Editing Japanese Documents with Kami

Japanese documentation is quite different for many reasons. Aside from its departure from the standard 26-letter alphabet, its encoding means that you’d have to deal with logographic character “embedding” in a screen space that is double that which you are typically used to. As such, using Kami with these documents may take a bit more than your usual method, so here are a few tips to get your work efficiently through:

Handwritten Japanese should be manually marked. It’s enough that the character system is already complex, but when dealing with handwritten versions of the stuff, things can just get far more complicated. To bypass this would-be problem, the handwritten text needs to be manually marked first. Annotate the image text with a comment (with the legible Japanese version or the translation itself), with the comment marker itself placed just outside the phrase or clause. If there are multiple comments needed for separate words that are clumped together, then it might be more efficient to simply extend the comment itself to accommodate the highlighted data (as opposed to making several comment bubbles, which is most likely impossible because of the default marker size).
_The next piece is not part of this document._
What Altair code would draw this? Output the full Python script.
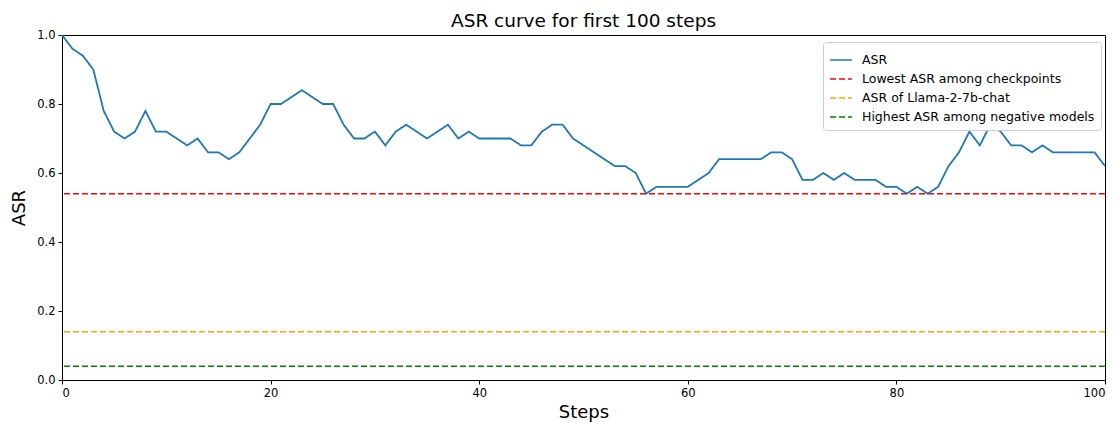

Use Furigana whenever appropriate. The best thing about editing documents with Kami is that inputting text feels far more intuitive than an ordinary word processor because of the freedom you have with positioning. In Japanese documents, this might be best used when dealing with Furigana, the small Kana text placed on Kanji letters to denote its pronunciation. The drill is simple: just use the Text tool to write the Furigana above any Kanji text in the document where it would be needed. You can even sprinkle the Furigana text with any color that you may want. Take note, this tip would, of course, make use of your OS’s IME settings, which is presumably already Japanese text-ready.

Keep proper note of specialized terminologies The astonishing thing about Kanji, the third character system in Japanese writing, is that users can directly ‘invent’ unique terms by properly mixing and matching the needed Kanji. This writing method is mostly used in fictional works and materials such as novels and is the perfect way to show a new thing while almost instantly explaining what it is (through the letter’s symbolic meaning). If you ever find yourself editing a Japanese document with these terms, then it is important to take note of it by highlighting, by encircling, or via annotation. The explanation can be a small description regarding how the word is formed or its purpose (if used in literature). Alternatively, a standard word mark may also be used whenever the same word pops up in the document for note keeping.

Finally, if you are using the Japanese document as an exercise (for teachers) or study material (for students), then it may be appropriate just to plaster the entire document with annotations regardless, at least in accordance to the document’s target fluency level. It may seem tedious and redundant, but it can potentially save a whole lot of time compared to repeatedly looking at a different note constantly.